Hohe Stickstoffemissionen beeinträchtigen auch erheblich unsere Lebensqualität und unsere Entwicklungsmöglichkeiten. So bilden Stickoxide zusammen mit Ammoniak auch Feinstaub. Die Ammoniak-Stickstoffemissionen (NH3) sind heute auf dem Stand der 1990er Jahre und der von der United Nations Economic Commission for Europe (UNECE) empfohlene Grenzwert für Ammoniak-Stickstoffkonzentrationen in der Luft für niedere Pflanzen (Critical Level 1 Mikrogramm m-3) wird in Baden-Württemberg nahezu flächendeckend überschritten. Der Mittelwert der Ammoniak-Konzentration liegt bei 2,4 Mikrogramm m-3. Sehr deutliche Belastungsschwerpunkte liegen in Regionen mit intensiver Tierhaltung.
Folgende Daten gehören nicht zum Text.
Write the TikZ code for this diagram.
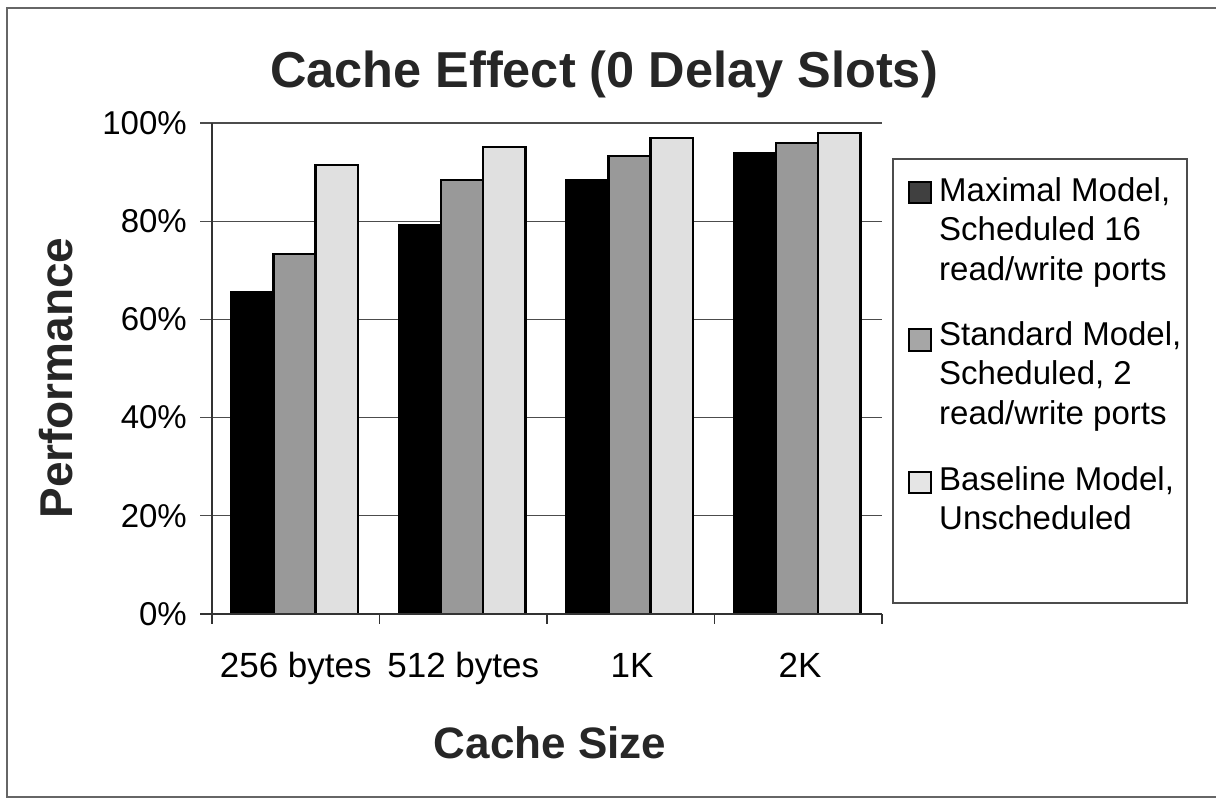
\documentclass[tikz,border=0pt]{standalone}
\usepackage{fontspec}
\setmainfont{Liberation Sans}

\begin{document}
\begin{tikzpicture}[x=1pt, y=-1pt,
  gridline/.style={black!70, line width=1.3pt},
  axisline/.style={black!80, line width=1.4pt},
  barmax/.style={fill=black, draw=black, line width=2pt},
  barstd/.style={fill=black!40, draw=black, line width=2.5pt},
  barbase/.style={fill=black!12, draw=black, line width=2.5pt},
  ticklabel/.style={font=\fontsize{33}{39.5}\selectfont, inner sep=0pt},
  axistitle/.style={font=\fontsize{46}{50}\selectfont\bfseries, text=black!85, inner sep=0pt},
  legendtext/.style={font=\fontsize{33}{39.5}\selectfont, align=left, inner sep=0pt, anchor=north west}]
\useasboundingbox (0,0) rectangle (1216,798);
% outer frame
\draw[black!60, line width=1.3pt] (1216,8) -- (7,8) -- (7,797) -- (1216,797);
% grid lines and y ticks
\draw[gridline] (200,123) -- (882,123);
\draw[gridline] (200,221.2) -- (882,221.2);
\draw[gridline] (200,319.4) -- (882,319.4);
\draw[gridline] (200,417.6) -- (882,417.6);
\draw[gridline] (200,515.8) -- (882,515.8);
% bars, 256 bytes
\draw[barmax] (231,614) rectangle (273.3,292);
\draw[barstd] (273.3,614) rectangle (315.6,254);
\draw[barbase] (315.6,614) rectangle (358,165);
% bars, 512 bytes
\draw[barmax] (398.5,614) rectangle (440.8,225);
\draw[barstd] (440.8,614) rectangle (483.1,180);
\draw[barbase] (483.1,614) rectangle (525.5,147);
% bars, 1K
\draw[barmax] (566,614) rectangle (608.3,180);
\draw[barstd] (608.3,614) rectangle (650.6,156);
\draw[barbase] (650.6,614) rectangle (693,138);
% bars, 2K
\draw[barmax] (733.5,614) rectangle (775.8,153);
\draw[barstd] (775.8,614) rectangle (818.1,143);
\draw[barbase] (818.1,614) rectangle (860.5,133);
% axes
\draw[axisline] (212,123) -- (212,624);
\draw[axisline] (200,614) -- (882,614);
\draw[axisline] (379.5,614) -- (379.5,624);
\draw[axisline] (547,614) -- (547,624);
\draw[axisline] (714.5,614) -- (714.5,624);
\draw[axisline] (882,614) -- (882,624);
% y tick labels
\node[ticklabel, anchor=east] (y100) at (187,123) {100\%};
\node[ticklabel, anchor=east] (y80) at (187,221.2) {80\%};
\node[ticklabel, anchor=east] (y60) at (187,319.4) {60\%};
\node[ticklabel, anchor=east] (y40) at (187,417.6) {40\%};
\node[ticklabel, anchor=east] (y20) at (187,515.8) {20\%};
\node[ticklabel, anchor=east] (y0) at (187,614) {0\%};
% x tick labels
\node[ticklabel, font=\fontsize{35}{40}\selectfont, anchor=base] (x256) at (295.75,677) {256 bytes};
\node[ticklabel, font=\fontsize{35}{40}\selectfont, anchor=base] (x512) at (463.25,677) {512 bytes};
\node[ticklabel, font=\fontsize{35}{40}\selectfont, anchor=base] (x1k) at (632,677) {1K};
\node[ticklabel, font=\fontsize{35}{40}\selectfont, anchor=base] (x2k) at (800,677) {2K};
% titles
\node[axistitle, font=\fontsize{50.5}{56}\selectfont\bfseries, anchor=base] (title) at (604,87) {Cache Effect (0 Delay Slots)};
\node[axistitle, font=\fontsize{44}{48}\selectfont\bfseries, anchor=base] (xtitle) at (550,758) {Cache Size};
\node[axistitle, rotate=90] (ytitle) at (56,378) {Performance};
% legend
\draw[black!70, line width=1.2pt] (893,159) rectangle (1187,603);
\draw[fill=black!75, draw=black, line width=1.5pt] (909,182) rectangle (931,203);
\draw[fill=black!35, draw=black, line width=1.5pt] (909,329) rectangle (931,351);
\draw[fill=black!10, draw=black, line width=1.5pt] (909,472) rectangle (931,493);
\node[legendtext] (legmax) at (939,177) {Maximal Model,\\Scheduled 16\\read/write ports};
\node[legendtext] (legstd) at (939,321) {Standard Model,\\Scheduled, 2\\read/write ports};
\node[legendtext] (legbase) at (939,466) {Baseline Model,\\Unscheduled};
\end{tikzpicture}
\end{document}
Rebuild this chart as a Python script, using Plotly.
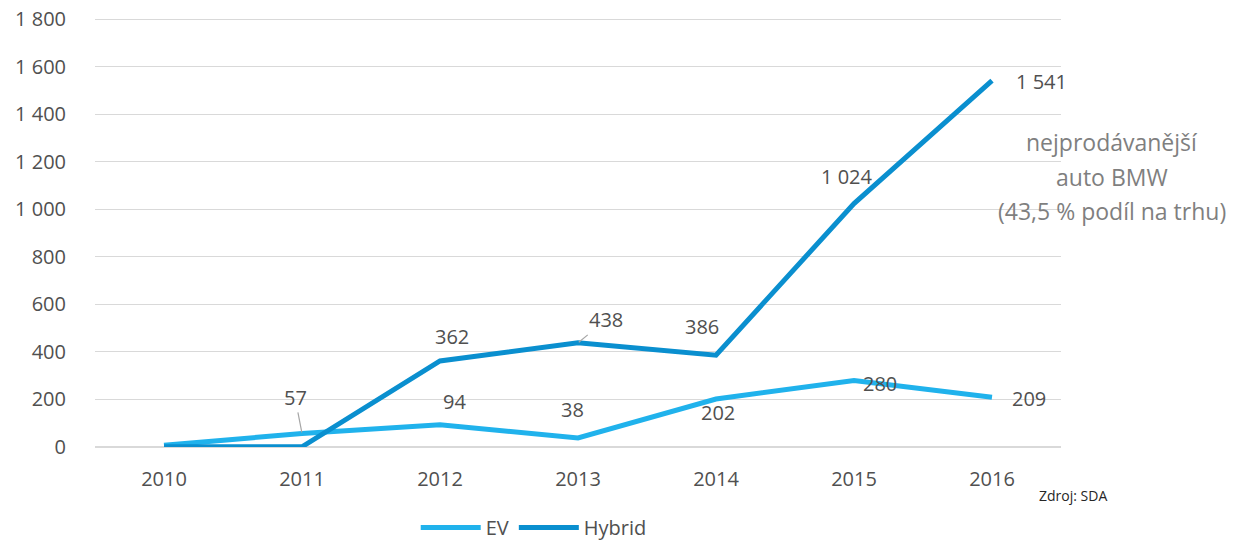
import plotly.graph_objects as go

years = ["2010", "2011", "2012", "2013", "2014", "2015", "2016"]
ev = [7, 57, 94, 38, 202, 280, 209]
hybrid = [1, 1, 362, 438, 386, 1024, 1541]
y_ticks = [0, 200, 400, 600, 800, 1000, 1200, 1400, 1600, 1800]

# label offsets in pixels (dx, dy up), None = no label
ev_label_off = [None, "arrow", (14, 23), (-6, 28), (2, -14), (26, -3), (37, -1)]
hy_label_off = [None, None, (12, 24), "arrow", (-14, 29), (-7, 27), (49, -1)]

note_lines = ["nejprodávanější", "auto BMW", "(43,5 % podíl na trhu)"]

EV_COLOR = "#20b2ec"
HY_COLOR = "#0a8fcf"
TXT = "#505050"
FONT = "Open Sans, sans-serif"


def fmt(v):
    return f"{v:,}".replace(",", " ")


fig = go.Figure()
fig.add_trace(go.Scatter(x=years, y=ev, mode="lines", name="EV",
                         line=dict(color=EV_COLOR, width=5)))
fig.add_trace(go.Scatter(x=years, y=hybrid, mode="lines", name="Hybrid",
                         line=dict(color=HY_COLOR, width=5)))

annotations = []
for key, series, offs in (("ev", ev, ev_label_off), ("hy", hybrid, hy_label_off)):
    for i, (v, off) in enumerate(zip(series, offs)):
        if off is None:
            continue
        if off == "arrow":
            if key == "ev":
                ax, ay = -7, -36
            else:
                ax, ay = 28, -23
            annotations.append(dict(x=i, y=v, xref="x", yref="y", text=fmt(v),
                                    showarrow=True, arrowhead=0, arrowwidth=1.2,
                                    arrowcolor="#a6a6a6", ax=ax, ay=ay, standoff=1,
                                    font=dict(size=20, color=TXT, family=FONT)))
        else:
            annotations.append(dict(x=i, y=v, xref="x", yref="y", text=fmt(v),
                                    showarrow=False, xshift=off[0], yshift=off[1],
                                    font=dict(size=20, color=TXT, family=FONT)))

for k, line in enumerate(note_lines):
    annotations.append(dict(x=1.053, y=1135, xref="paper", yref="y", xanchor="center",
                            yanchor="middle", yshift=35 - 34.5 * k,
                            text=line, showarrow=False,
                            font=dict(size=23, color="#7f7f7f", family=FONT)))
annotations.append(dict(x=1.012, y=-0.112, xref="paper", yref="paper",
                        text="Zdroj: SDA", showarrow=False, xanchor="center",
                        yanchor="middle",
                        font=dict(size=14, color="#262626", family=FONT)))

fig.update_layout(
    width=1251, height=542,
    margin=dict(l=95, r=190, t=17, b=95, autoexpand=False),
    plot_bgcolor="white", paper_bgcolor="white",
    separators=", ",
    font=dict(family=FONT, color=TXT, size=18),
    showlegend=True,
    legend=dict(orientation="h", x=0.332, xanchor="left", y=-0.187, yanchor="middle",
                font=dict(size=20, color=TXT, family=FONT), itemwidth=60,
                tracegroupgap=0),
    annotations=annotations,
)
fig.update_xaxes(type="category", range=[-0.5, 6.5], showgrid=False, showline=False,
                 zeroline=False, ticks="", ticklabelstandoff=18, automargin=False,
                 tickfont=dict(size=20, color=TXT, family=FONT))
fig.update_yaxes(range=[0, 1808.4], tickvals=y_ticks,
                 tickformat=",d", showgrid=True, ticklabeloverflow="allow",
                 gridcolor="#d9d9d9", gridwidth=1, zeroline=True, zerolinecolor="#d9d9d9",
                 showline=False, ticks="", ticklabelstandoff=28, automargin=False,
                 tickfont=dict(size=20, color=TXT, family=FONT))

fig.write_html("out.html", config={"displayModeBar": False},
               post_script="document.body.style.margin='0';document.body.style.overflow='hidden';")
Für den Schutz vielfältiger Lebensräume ist auch die Summe aus oxidierten und reduzierten Verbindungen wie Stickoxide und Ammoniak entscheidend. Diese Stickstoffgesamtemission beträgt aktuell im Mittel rund 22 Kilogramm ha-1 a-1 und die Stickstoffgesamtdeposition 15 Kilogramm ha-1 a-1. Belastet sind exponierte, bewaldete Höhenlagen und Regionen mit intensiver Tierhaltung. Als Zielwert für den Schutz der empfindlichsten Ökosysteme ist von der United Nations Economic Commission for Europe eine Stickstoffgesamtdeposition von drei bis fünf Kilogramm ha-1 a-1 (Critical Load für besonders empfindliche oligotrophe Stillgewässer, Dünen, Hochmoore, Silikatfelsen und Flechten-Kiefernwälder) angesetzt.

Die Überschüsse in der Landwirtschaft stammen im Wesentlichen vom Überdüngen mit Mineraldünger, gefolgt von Futtermittelimporten. Um wirtschaftliche Erträge zu erzielen, setzt die Landwirtschaft Stickstoffdünger ein. In Baden-Württemberg werden jährlich rund 122.000 Tonnen Mineraldünger-Stickstoff ausgebracht. Überschüsse entstehen dort, wo weit über den Bedarf der Pflanzen gedüngt wird. Das gilt auch für organischen Dünger. Hier sieht das Land Baden-Württemberg Handlungsbedarf. Denn wie in Industrie und Verkehr müssen auch in der Landwirtschaft die Stickstoffemissionen gesenkt werden. Nur so können wir die Belastungsgrenzen voraussichtlich ab Mitte des Jahrhunderts flächendeckend einhalten.

StickstoffBW

Mit dem Verbundvorhaben StickstoffBW will die Landesregierung die Stickstoffüberschüsse auf ein verträgliches Maß zurückführen. StickstoffBW soll fachliche Datengrundlagen und Bewertungsmaßstäbe liefern. Dazu gehören kritische Eintragsfrachten (Critical Loads), das heißt standortspezifische Belastbarkeitsgrenzen für Einträge an reaktivem Stickstoff in kg ha-1 a-1 zum Schutz empfindlicher Pflanzenlebensräume, kritische Ammoniakkonzentrationen in der Luft (Critcal Levels) in µg m-3 zum Schutz empfindlicher Pflanzen und nicht zuletzt kritische Überschüsse aus der landwirtschaftlichen Produktion (Critical Surplus). Anhand dieser notwendigen Grundlagen will die Landesregierung Maßnahmen ergreifen, um die Stickstoffüberschüsse zu reduzieren.

StickstoffBW läuft unter der Federführung des Ministeriums für Umwelt, Klima und Energiewirtschaft. Außerdem arbeiten folgende Institutionen mit:

  • Forstliche Versuchs- und Forschungsanstalt Baden-Württemberg
  • Landwirtschaftliches Zentrum für Rinderhaltung, Grünlandwirtschaft, Milchwirtschaft, Wild und Fischerei Baden-Württemberg
  • Landesamt für Geologie, Rohstoffe und Bergbau,
  • Landwirtschaftliche Untersuchungs- und Forschungsanstalt Augustenberg
  • Landesanstalt für Umwelt Baden-Württemberg (LUBW) als Koordinierungsstelle

Bundesbehörden und Regierungspräsidien werden kooperativ eingebunden. Universitäten, Hochschulen für angewandte Wissenschaften, nationale und internationale außeruniversitäre Institute und Ingenieurbüros erarbeiten in zahlreichen Projekten notwendige Fachgrundlagen.